# Goal of the exercise
Omitting the pictures, copy exactly each line from the one containing "Output the component" up to and including the one containing "const L = 94, R = 592, T = 18.5, B = 419;".

# Excerpted records
++++++++++++++++++++

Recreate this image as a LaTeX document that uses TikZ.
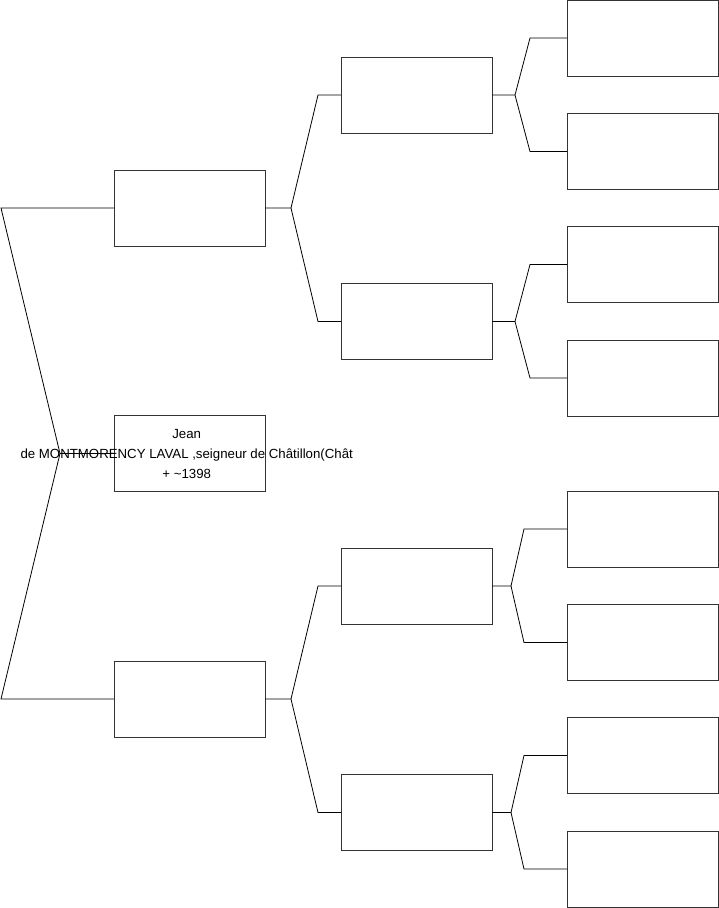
\documentclass[tikz,border=0pt]{standalone}
\usepackage{fontspec}
\setmainfont{Liberation Sans}
\usetikzlibrary{positioning}

\begin{document}
\begin{tikzpicture}[
  x=1pt, y=-1pt,
  pbox/.style={draw=black!80, line width=0.8pt, minimum width=151pt, minimum height=76pt, inner sep=0pt, outer sep=0pt},
  ptxt/.style={align=center, inner sep=0pt, font=\fontsize{13.25}{20}\selectfont},
  ln/.style={draw=black, line width=0.8pt}]
\useasboundingbox (0,0) rectangle (719,908);
% generation 1
\node[pbox] (p1) at (189.5,453.5) {};
\node[ptxt] (t1) at ([xshift=-2.8pt]p1.center) {Jean\\de MONTMORENCY LAVAL ,seigneur de Châtillon(Chât\\+ \textasciitilde1398};
% generation 2
\node[pbox] (p2) at (189.5,208) {};
\node[pbox] (p3) at (189.5,699) {};
% generation 3
\node[pbox] (p4) at (416.5,95) {};
\node[pbox] (p5) at (416.5,321.5) {};
\node[pbox] (p6) at (416.5,586) {};
\node[pbox] (p7) at (416.5,812.5) {};
% generation 4
\node[pbox] (p8) at (642.5,38) {};
\node[pbox] (p9) at (642.5,151.5) {};
\node[pbox] (p10) at (642.5,264.5) {};
\node[pbox] (p11) at (642.5,378) {};
\node[pbox] (p12) at (642.5,529) {};
\node[pbox] (p13) at (642.5,642.5) {};
\node[pbox] (p14) at (642.5,755.5) {};
\node[pbox] (p15) at (642.5,869) {};
% forks
\coordinate (j1) at (60,453.5);
\coordinate (e2) at (1,208); \coordinate (e3) at (1,699);
\coordinate (j2) at (291,208);
\coordinate (e4) at (318,95); \coordinate (e5) at (318,321.5);
\coordinate (j3) at (291,699);
\coordinate (e6) at (318,586); \coordinate (e7) at (318,812.5);
\coordinate (j4) at (515,95);
\coordinate (e8) at (530,38); \coordinate (e9) at (530,151.5);
\coordinate (j5) at (515,321.5);
\coordinate (e10) at (530,264.5); \coordinate (e11) at (530,378);
\coordinate (j6) at (511,586);
\coordinate (e12) at (524,529); \coordinate (e13) at (524,642.5);
\coordinate (j7) at (511,812.5);
\coordinate (e14) at (524,755.5); \coordinate (e15) at (524,869);
\draw[ln] (p1.west) -- (j1) -- (e2) -- (p2.west); \draw[ln] (j1) -- (e3) -- (p3.west);
\draw[ln] (p2.east) -- (j2) -- (e4) -- (p4.west); \draw[ln] (j2) -- (e5) -- (p5.west);
\draw[ln] (p3.east) -- (j3) -- (e6) -- (p6.west); \draw[ln] (j3) -- (e7) -- (p7.west);
\draw[ln] (p4.east) -- (j4) -- (e8) -- (p8.west); \draw[ln] (j4) -- (e9) -- (p9.west);
\draw[ln] (p5.east) -- (j5) -- (e10) -- (p10.west); \draw[ln] (j5) -- (e11) -- (p11.west);
\draw[ln] (p6.east) -- (j6) -- (e12) -- (p12.west); \draw[ln] (j6) -- (e13) -- (p13.west);
\draw[ln] (p7.east) -- (j7) -- (e14) -- (p14.west); \draw[ln] (j7) -- (e15) -- (p15.west);
\end{tikzpicture}
\end{document}
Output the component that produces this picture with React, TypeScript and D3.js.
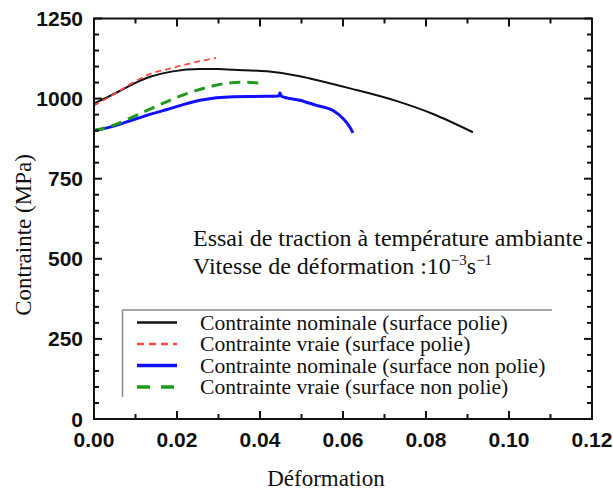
import React from "react";
import * as d3 from "d3";

// Data
const nominalPolie: [number, number][] = [
  [0, 985], [0.003, 1003], [0.0055, 1019], [0.009, 1043], [0.0135, 1068],
  [0.019, 1085], [0.0255, 1092], [0.03, 1092], [0.0335, 1090], [0.0417, 1085],
  [0.0496, 1070], [0.052, 1063], [0.0617, 1032], [0.073, 992], [0.0817, 952],
  [0.0913, 895],
];
const vraiePolie: [number, number][] = [
  [0, 978], [0.005, 1015], [0.0094, 1050], [0.0135, 1077], [0.019, 1096],
  [0.0255, 1117], [0.0294, 1127],
];
const nominalNonPolie: [number, number][] = [
  [0, 900], [0.005, 915], [0.0094, 934], [0.0143, 954], [0.0176, 966],
  [0.0255, 995], [0.0335, 1006], [0.0417, 1007], [0.0445, 1008], [0.0448, 1018],
  [0.0452, 1007], [0.0496, 995], [0.0536, 979], [0.0577, 962], [0.06, 938],
  [0.0617, 910], [0.0624, 893],
];
const vraieNonPolie: [number, number][] = [
  [0, 900], [0.005, 918], [0.0094, 943], [0.0143, 972], [0.02, 1004],
  [0.027, 1034], [0.032, 1048], [0.036, 1051], [0.0396, 1049],
];

const xTicks = [0, 0.02, 0.04, 0.06, 0.08, 0.1, 0.12];
const xMinorTicks = [0.01, 0.03, 0.05, 0.07, 0.09, 0.11];
const yTicks = [0, 250, 500, 750, 1000, 1250];
const yMinorTicks = d3.range(50, 1250, 50).filter((v) => v % 250 !== 0);

const legendLabels = [
  "Contrainte nominale (surface polie)",
  "Contrainte vraie (surface polie)",
  "Contrainte nominale (surface non polie)",
  "Contrainte vraie (surface non polie)",
];

const seriesStyles = [
  { data: nominalPolie, color: "#111111", width: 2, dash: "", legendDash: "" },
  { data: vraiePolie, color: "#ff4a4a", width: 1.8, dash: "6,4", legendDash: "7,5" },
  { data: nominalNonPolie, color: "#1010ff", width: 3, dash: "", legendDash: "" },
  { data: vraieNonPolie, color: "#1f9a1f", width: 3, dash: "11,7", legendDash: "13,11" },
];

const W = 613;
const H = 490;
const L = 94, R = 592, T = 18.5, B = 419;

export default function App() {
  const x = d3.scaleLinear().domain([0, 0.12]).range([L, R]);
  const y = d3.scaleLinear().domain([0, 1250]).range([B, T]);
  const line = d3
    .line<[number, number]>()
    .x((d) => x(d[0]))
    .y((d) => y(d[1]))
    .curve(d3.curveMonotoneX);

  const serif = "'Liberation Serif', 'Times New Roman', serif";
  const sans = "'Liberation Sans', Arial, sans-serif";

  const legendRowY = (i: number) => 322.5 + i * 21.5;

  return (
    <svg
      width={W}
      height={H}
      style={{ position: "absolute", left: 0, top: 0, background: "#fff" }}
    >
      <rect x={0} y={0} width={W} height={H} fill="#fff" />
      {/* curves */}
      {seriesStyles.map((s, i) => (
        <path
          key={i}
          d={line(s.data) || ""}
          fill="none"
          stroke={s.color}
          strokeWidth={s.width}
          strokeDasharray={s.dash || undefined}
          strokeLinejoin="round"
        />
      ))}

      {/* frame */}
      <rect x={L} y={T} width={R - L} height={B - T} fill="none" stroke="#111" strokeWidth={2} />

      {/* x ticks */}
      {xTicks.map((t) => (
        <g key={"xt" + t}>
          <line x1={x(t)} x2={x(t)} y1={B} y2={B - 8} stroke="#111" strokeWidth={2} />
          <line x1={x(t)} x2={x(t)} y1={T} y2={T + 8} stroke="#111" strokeWidth={2} />
          <text
            x={x(t)}
            y={447}
            textAnchor="middle"
            fontFamily={sans}
            fontWeight="bold"
            fontSize={21}
            fill="#111"
          >
            {t.toFixed(2)}
          </text>
        </g>
      ))}
      {xMinorTicks.map((t) => (
        <g key={"xm" + t}>
          <line x1={x(t)} x2={x(t)} y1={B} y2={B - 5} stroke="#111" strokeWidth={2} />
          <line x1={x(t)} x2={x(t)} y1={T} y2={T + 5} stroke="#111" strokeWidth={2} />
        </g>
      ))}

      {/* y ticks */}
      {yTicks.map((t) => (
        <g key={"yt" + t}>
          <line x1={L} x2={L + 8} y1={y(t)} y2={y(t)} stroke="#111" strokeWidth={2} />
          <line x1={R} x2={R - 8} y1={y(t)} y2={y(t)} stroke="#111" strokeWidth={2} />
          <text
            x={83}
            y={y(t)}
            dy="0.36em"
            textAnchor="end"
            fontFamily={sans}
            fontWeight="bold"
            fontSize={21}
            fill="#111"
          >
            {t}
          </text>
        </g>
      ))}
      {yMinorTicks.map((t) => (
        <g key={"ym" + t}>
          <line x1={L} x2={L + 5} y1={y(t)} y2={y(t)} stroke="#111" strokeWidth={2} />
          <line x1={R} x2={R - 5} y1={y(t)} y2={y(t)} stroke="#111" strokeWidth={2} />
        </g>
      ))}

      {/* axis titles */}
      <text x={326} y={486} textAnchor="middle" fontFamily={serif} fontSize={23} fill="#111">
        Déformation
      </text>
      <text
        transform="translate(31,235) rotate(-90)"
        textAnchor="middle"
        fontFamily={serif}
        fontSize={23}
        fill="#111"
      >
        Contrainte (MPa)
      </text>

      {/* annotation */}
      <text x={193} y={246} fontFamily={serif} fontSize={24} fill="#111">
        Essai de traction à température ambiante
      </text>
      <text x={193} y={274} fontFamily={serif} fontSize={24} fill="#111">
        Vitesse de déformation :10
        <tspan dy={-9} fontSize={15}>−3</tspan>
        <tspan dy={9}>s</tspan>
        <tspan dy={-9} fontSize={15}>−1</tspan>
      </text>

      {/* legend */}
      <line x1={122.5} x2={552} y1={310} y2={310} stroke="#8a8a8a" strokeWidth={1.5} />
      <line x1={122.5} x2={122.5} y1={310} y2={397} stroke="#8a8a8a" strokeWidth={1.5} />
      {seriesStyles.map((s, i) => (
        <g key={"lg" + i}>
          <line
            x1={137}
            x2={177}
            y1={legendRowY(i)}
            y2={legendRowY(i)}
            stroke={s.color}
            strokeWidth={s.width + 0.5}
            strokeDasharray={s.legendDash || undefined}
          />
          <text
            x={200}
            y={legendRowY(i)}
            dy="0.33em"
            fontFamily={serif}
            fontSize={21.6}
            fill="#111"
          >
            {legendLabels[i]}
          </text>
        </g>
      ))}
    </svg>
  );
}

++++++++++++++++++++

# The output
Output the component that produces this picture with React, TypeScript and D3.js.
import React from "react";
import * as d3 from "d3";

// Data
const nominalPolie: [number, number][] = [
  [0, 985], [0.003, 1003], [0.0055, 1019], [0.009, 1043], [0.0135, 1068],
  [0.019, 1085], [0.0255, 1092], [0.03, 1092], [0.0335, 1090], [0.0417, 1085],
  [0.0496, 1070], [0.052, 1063], [0.0617, 1032], [0.073, 992], [0.0817, 952],
  [0.0913, 895],
];
const vraiePolie: [number, number][] = [
  [0, 978], [0.005, 1015], [0.0094, 1050], [0.0135, 1077], [0.019, 1096],
  [0.0255, 1117], [0.0294, 1127],
];
const nominalNonPolie: [number, number][] = [
  [0, 900], [0.005, 915], [0.0094, 934], [0.0143, 954], [0.0176, 966],
  [0.0255, 995], [0.0335, 1006], [0.0417, 1007], [0.0445, 1008], [0.0448, 1018],
  [0.0452, 1007], [0.0496, 995], [0.0536, 979], [0.0577, 962], [0.06, 938],
  [0.0617, 910], [0.0624, 893],
];
const vraieNonPolie: [number, number][] = [
  [0, 900], [0.005, 918], [0.0094, 943], [0.0143, 972], [0.02, 1004],
  [0.027, 1034], [0.032, 1048], [0.036, 1051], [0.0396, 1049],
];

const xTicks = [0, 0.02, 0.04, 0.06, 0.08, 0.1, 0.12];
const xMinorTicks = [0.01, 0.03, 0.05, 0.07, 0.09, 0.11];
const yTicks = [0, 250, 500, 750, 1000, 1250];
const yMinorTicks = d3.range(50, 1250, 50).filter((v) => v % 250 !== 0);

const legendLabels = [
  "Contrainte nominale (surface polie)",
  "Contrainte vraie (surface polie)",
  "Contrainte nominale (surface non polie)",
  "Contrainte vraie (surface non polie)",
];

const seriesStyles = [
  { data: nominalPolie, color: "#111111", width: 2, dash: "", legendDash: "" },
  { data: vraiePolie, color: "#ff4a4a", width: 1.8, dash: "6,4", legendDash: "7,5" },
  { data: nominalNonPolie, color: "#1010ff", width: 3, dash: "", legendDash: "" },
  { data: vraieNonPolie, color: "#1f9a1f", width: 3, dash: "11,7", legendDash: "13,11" },
];

const W = 613;
const H = 490;
const L = 94, R = 592, T = 18.5, B = 419;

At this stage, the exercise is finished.